Someone has asked me to look after a yorkshire terrier puppy whilst they're at work and I wondered if anyone has a vizsla and a small breed of dog like that, and how they get on. My dog is super friend friendly, but I am slightly worried he would knock it over. Obviously I would be supervising at all times!


----------



## jp (Nov 24, 2009)

We have dog sat for a friend's boston terrier and they get along great and they are hilarious to watch play. No question the terrier can hold it's own.


----------



## Mercutio (Jan 18, 2010)

One of Merc's best friends is a terrier of some sort. The terrier does just fine - lets Merc know when he is getting too boisterous. Your dog may knock the little one over but they will sort it out between them!


----------



## chanson (Jan 20, 2010)

Wally's "big" brother is a 15 year old bichon... Wally is ten months now, and as much as he play bows in front of Henry, he respects he isn't going to get a romping session out of him. He used to barrel over him, but has learned how to use those long legs and get around/over him! Good luck!!


----------



## kathleenleff (Feb 17, 2010)

My oldest son brings over his teacup Yorkie.
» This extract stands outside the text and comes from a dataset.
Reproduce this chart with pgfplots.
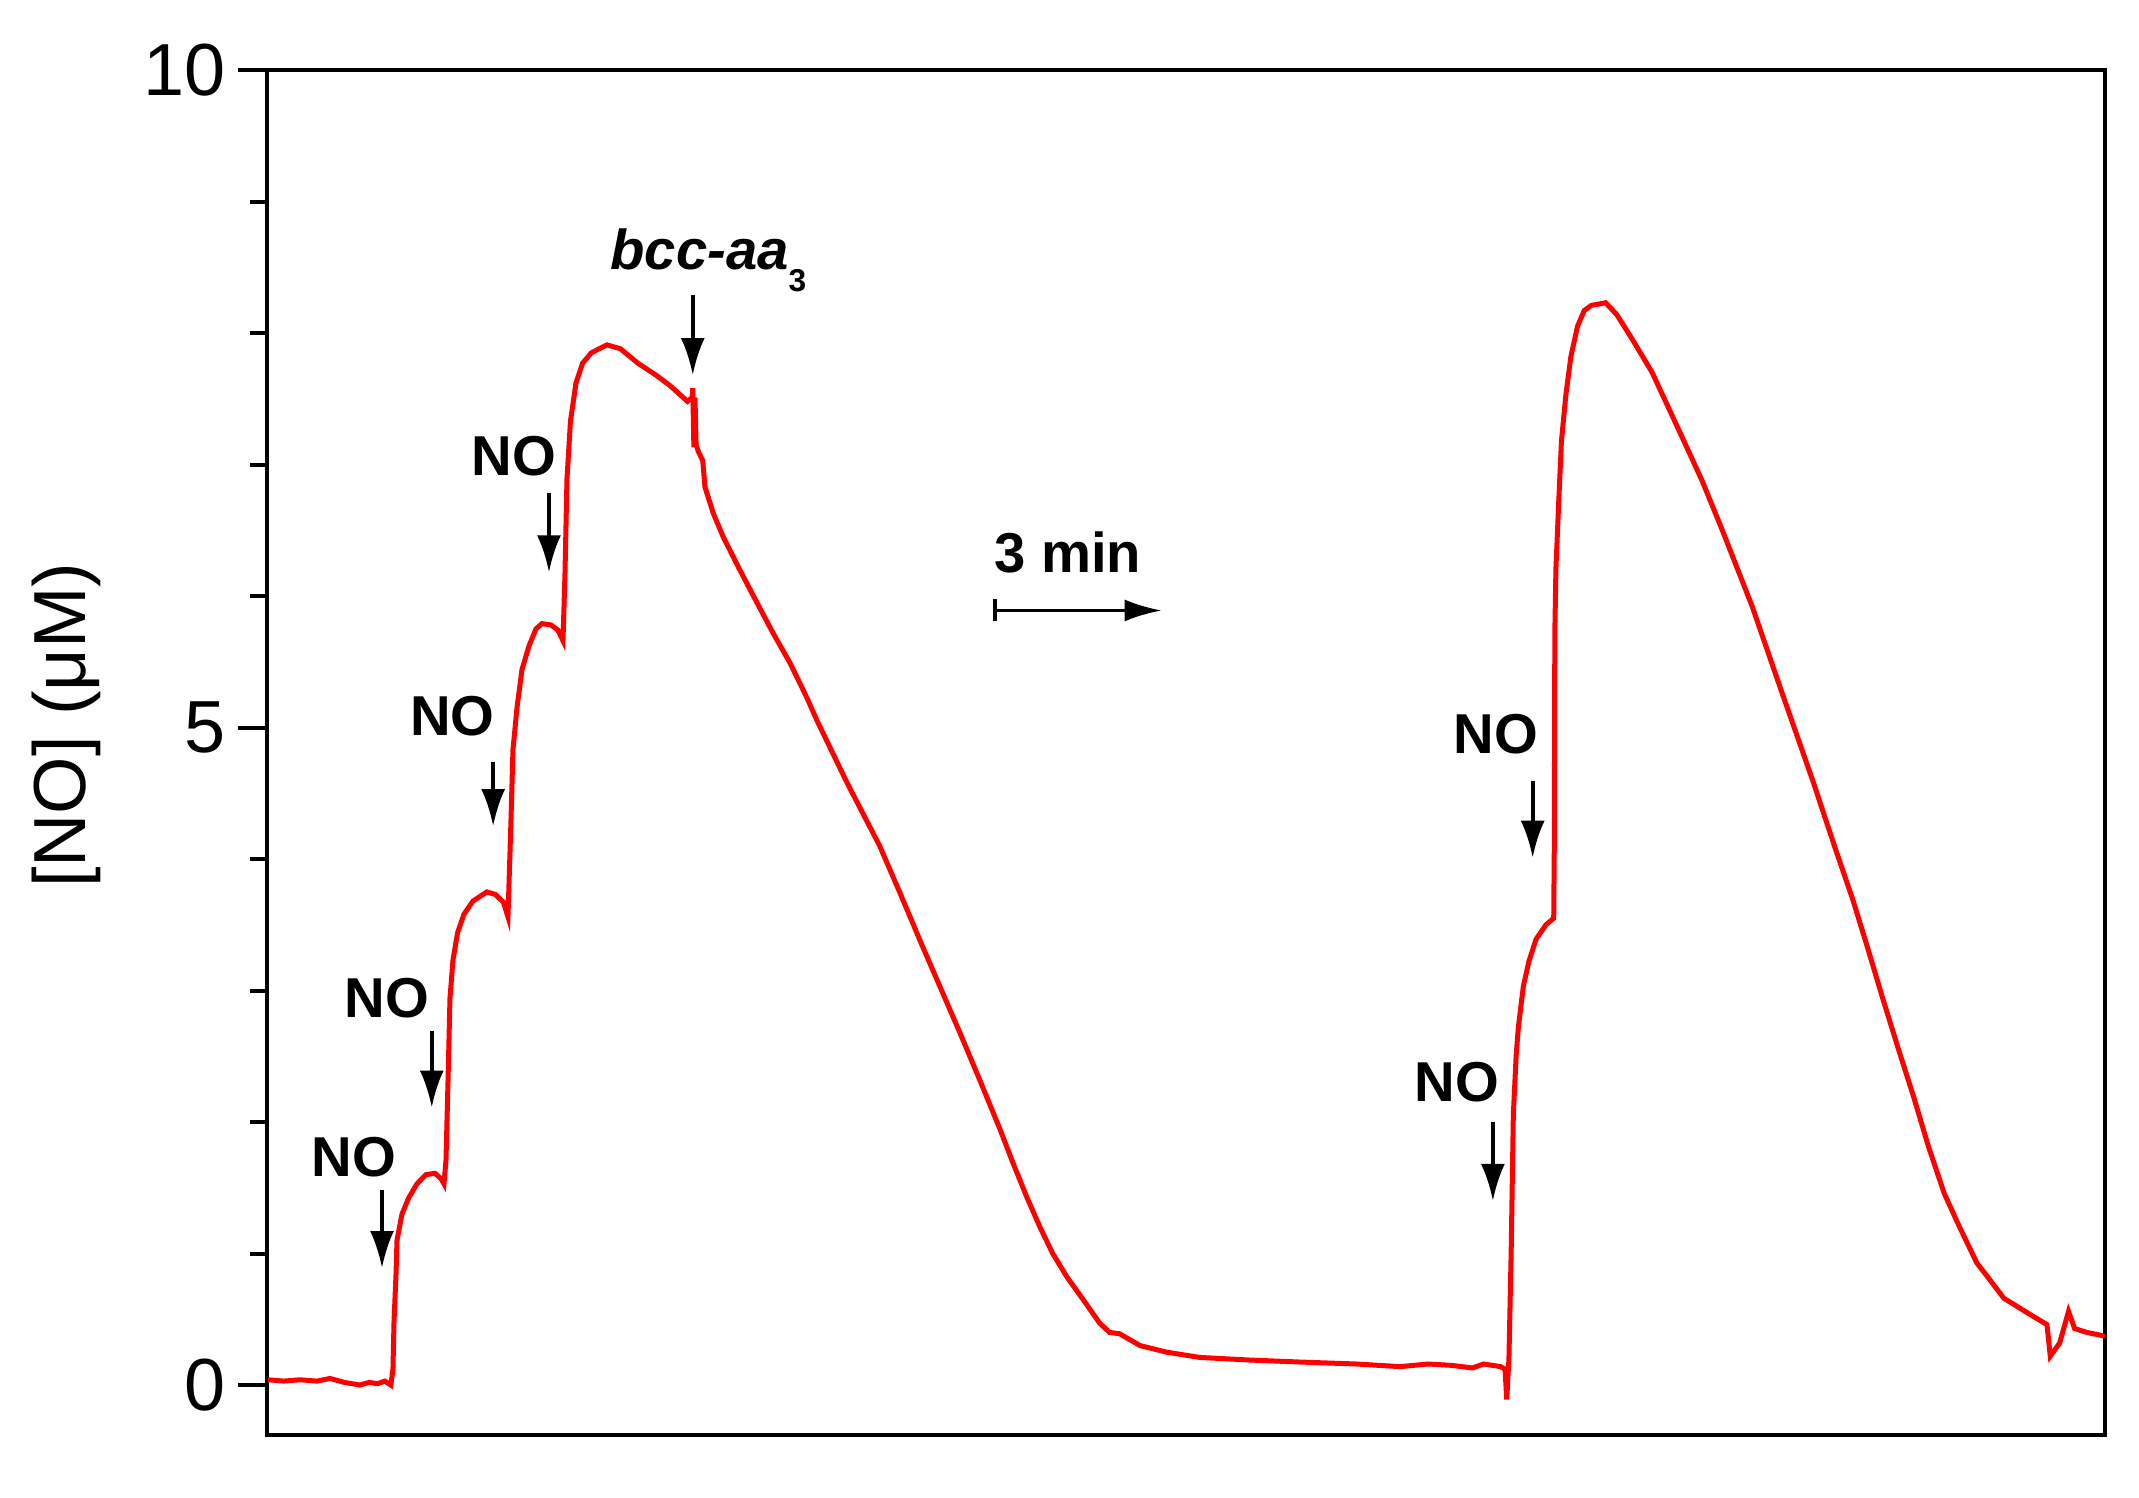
\documentclass[border=0pt]{standalone}
\usepackage{fontspec}
\setmainfont{Liberation Sans}
\usepackage{pgfplots}
\pgfplotsset{compat=1.18}
\usetikzlibrary{arrows.meta}

\newcommand{\lbl}{\fontsize{16}{16}\selectfont\bfseries}
\tikzset{noarrow/.style={line width=0.4mm, -{Latex[length=3.7mm,width=2.4mm]}}}

\begin{document}
\begin{tikzpicture}
\useasboundingbox (-26.7mm,-6.2mm) rectangle (187.2mm,143.5mm);
\begin{axis}[
    at={(0,0)}, anchor=south west,
    scale only axis,
    width=183.8mm, height=136.5mm,
    xmin=0, xmax=33.24,
    ymin=-0.38, ymax=10,
    xtick=\empty,
    ytick={0,5,10},
    minor y tick num=4,
    ytick pos=left,
    tick align=outside,
    major tick length=2.9mm,
    minor tick length=1.7mm,
    axis line style={line width=0.4mm},
    every tick/.style={line width=0.4mm, black},
    /pgf/number format/assume math mode=true,
    ticklabel style={font=\fontsize{21}{21}\selectfont},
    ylabel={[NO] (μM)},
    every axis y label/.style={at={(axis description cs:-0.109,0.52)}, rotate=90, anchor=center,
        font=\fontsize{21}{21}\selectfont},
]
% electrode trace, time in min
\addplot[red, line width=0.5mm] coordinates {
(0.02,0.04) (0.30,0.03) (0.60,0.04) (0.90,0.03) (1.14,0.05) (1.40,0.02) (1.68,0.00) (1.85,0.02)
(2.00,0.01) (2.13,0.03) (2.24,0.00)
(2.278,0.12) (2.297,0.48) (2.333,0.84) (2.351,1.10) (2.441,1.30) (2.559,1.42) (2.712,1.53)
(2.875,1.60) (3.038,1.61) (3.146,1.57) (3.201,1.53)
(3.237,1.71) (3.273,2.30) (3.309,2.94) (3.363,3.23) (3.447,3.44) (3.562,3.58) (3.725,3.68)
(3.978,3.75) (4.132,3.73) (4.278,3.67) (4.358,3.56)
(4.412,4.29) (4.448,4.83) (4.521,5.15) (4.611,5.44) (4.738,5.62) (4.864,5.75) (4.973,5.79)
(5.136,5.78) (5.262,5.74) (5.353,5.66)
(5.389,6.17) (5.425,6.89) (5.488,7.33) (5.588,7.62) (5.707,7.77) (5.868,7.85) (6.148,7.91)
(6.392,7.88) (6.709,7.77) (7.034,7.68) (7.288,7.60) (7.604,7.48)
(7.69,7.51) (7.70,7.58) (7.72,7.13) (7.74,7.51) (7.76,7.15) (7.80,7.10)
(7.88,7.03) (7.92,6.83) (8.07,6.63) (8.25,6.45) (8.55,6.20) (8.86,5.95) (9.15,5.72) (9.46,5.49)
(9.76,5.23) (9.95,5.05) (10.18,4.85) (10.49,4.58) (11.08,4.10) (11.45,3.74) (11.81,3.38)
(12.17,3.03) (12.53,2.68) (12.89,2.32) (13.27,1.93) (13.49,1.69) (13.74,1.43) (13.98,1.20)
(14.21,1.00) (14.47,0.82) (14.76,0.65) (15.06,0.47) (15.24,0.40) (15.42,0.39) (15.79,0.30)
(16.27,0.25) (16.87,0.21) (17.78,0.19) (18.68,0.175) (19.70,0.16) (20.488,0.14)
(21.00,0.16) (21.41,0.15) (21.80,0.13) (22.00,0.16) (22.31,0.14) (22.39,0.12) (22.42,-0.11)
(22.46,0.20) (22.50,1.00) (22.54,2.06) (22.59,2.50) (22.63,2.72) (22.72,3.03) (22.82,3.22)
(22.95,3.39) (23.13,3.50) (23.27,3.55) (23.28,4.07) (23.29,5.72) (23.31,6.21) (23.36,6.71)
(23.41,7.18) (23.49,7.53) (23.58,7.82) (23.70,8.05) (23.82,8.17) (23.95,8.21) (24.21,8.23)
(24.41,8.14) (24.68,7.96) (25.05,7.70) (25.59,7.21) (25.95,6.88) (26.31,6.51) (26.86,5.92)
(27.41,5.25) (27.96,4.59) (28.37,4.07) (28.68,3.69) (28.95,3.32) (29.22,2.94) (29.50,2.56)
(29.78,2.19) (30.05,1.81) (30.33,1.46) (30.60,1.21) (30.92,0.93) (31.14,0.81) (31.41,0.66)
(31.68,0.59) (31.95,0.52) (32.19,0.46) (32.25,0.22) (32.42,0.32) (32.58,0.56) (32.69,0.43)
(32.91,0.40) (33.15,0.38) (33.24,0.37)
};

% additions
\node[font=\lbl] at (axis cs:1.57,1.73) {NO};
\draw[noarrow] (axis cs:2.08,1.48) -- (axis cs:2.08,0.89);
\node[font=\lbl] at (axis cs:2.17,2.94) {NO};
\draw[noarrow] (axis cs:2.98,2.69) -- (axis cs:2.98,2.11);
\node[font=\lbl] at (axis cs:3.35,5.09) {NO};
\draw[noarrow] (axis cs:4.09,4.74) -- (axis cs:4.09,4.25);
\node[font=\lbl] at (axis cs:4.47,7.06) {NO};
\draw[noarrow] (axis cs:5.10,6.78) -- (axis cs:5.10,6.18);
\node[font=\lbl, anchor=base west, inner sep=0pt] at (axis cs:6.20,8.48)
    {\itshape bcc-aa\raisebox{-2.2mm}{\fontsize{9}{9}\selectfont\upshape 3}};
\draw[noarrow] (axis cs:7.70,8.29) -- (axis cs:7.70,7.68);
\node[font=\lbl] at (axis cs:21.52,2.30) {NO};
\draw[noarrow] (axis cs:22.17,2.00) -- (axis cs:22.17,1.40);
\node[font=\lbl] at (axis cs:22.22,4.95) {NO};
\draw[noarrow] (axis cs:22.89,4.59) -- (axis cs:22.89,4.01);

% time scale
\node[font=\lbl] at (axis cs:14.48,6.33) {3 min};
\draw[line width=0.35mm, {Bar[width=2.2mm]}-{Latex[length=3.7mm,width=2.2mm]}] (axis cs:13.13,5.89) -- (axis cs:16.18,5.89);
\end{axis}
\end{tikzpicture}
\end{document}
That pup eggs on Maple, they play non stop. It is funny to watch.


----------



## kathleenleff (Feb 17, 2010)

We hosted my oldest Son and the teacup Yorkie last night. The two dogs slept in the same crate. It's great when she's around they play and ware each other out.


----------



## BamBam (Feb 14, 2010)

thats what the dog I will be looking after is, a very small yorkshire terrier, a teacup yorkie although I had never heard of these until now! I'm hoping it will be quite bold to boss wiley about!


----------



## barrel browner (Jul 30, 2009)

so glad to hear all your positive replies as hubby wants to get a Jack Russel... everyone I have spoken to says its a bad idea as they can get underneath a Vizsla and trip them up causing probably leg injuries. This wouldn't happen for a while as Purdey still needs alot of training and maturing but I would also like another V so any suggestions which one should come next and when??? (I would like the V to come when Purdey's 2 and JR two years later.)
BB


----------



## kathleenleff (Feb 17, 2010)

I had a Jack named Nina for 15 years. She was ball crazy. Once we forgot to take a ball on a trip to the grandparents house, Nina carried an onion in her mouth for the weekend. I still miss her.


----------



## Hankysmom (Mar 26, 2010)

;D We have two Teacup Yorkies and our V loves playing with them. He is very loving and gentle with them..


----------



## BamBam (Feb 14, 2010)

we had dolly the teacup yorkie puppy round the other day to meet wiley, he must have been able to tell she was a baby becuase he was very gentle. Although when he was trying to sniff her, just nugding her with his nose was knocking her over. how do u let yours behave together, if you V knocks the yorkies over by accident do u just let them get up and get on with it?


----------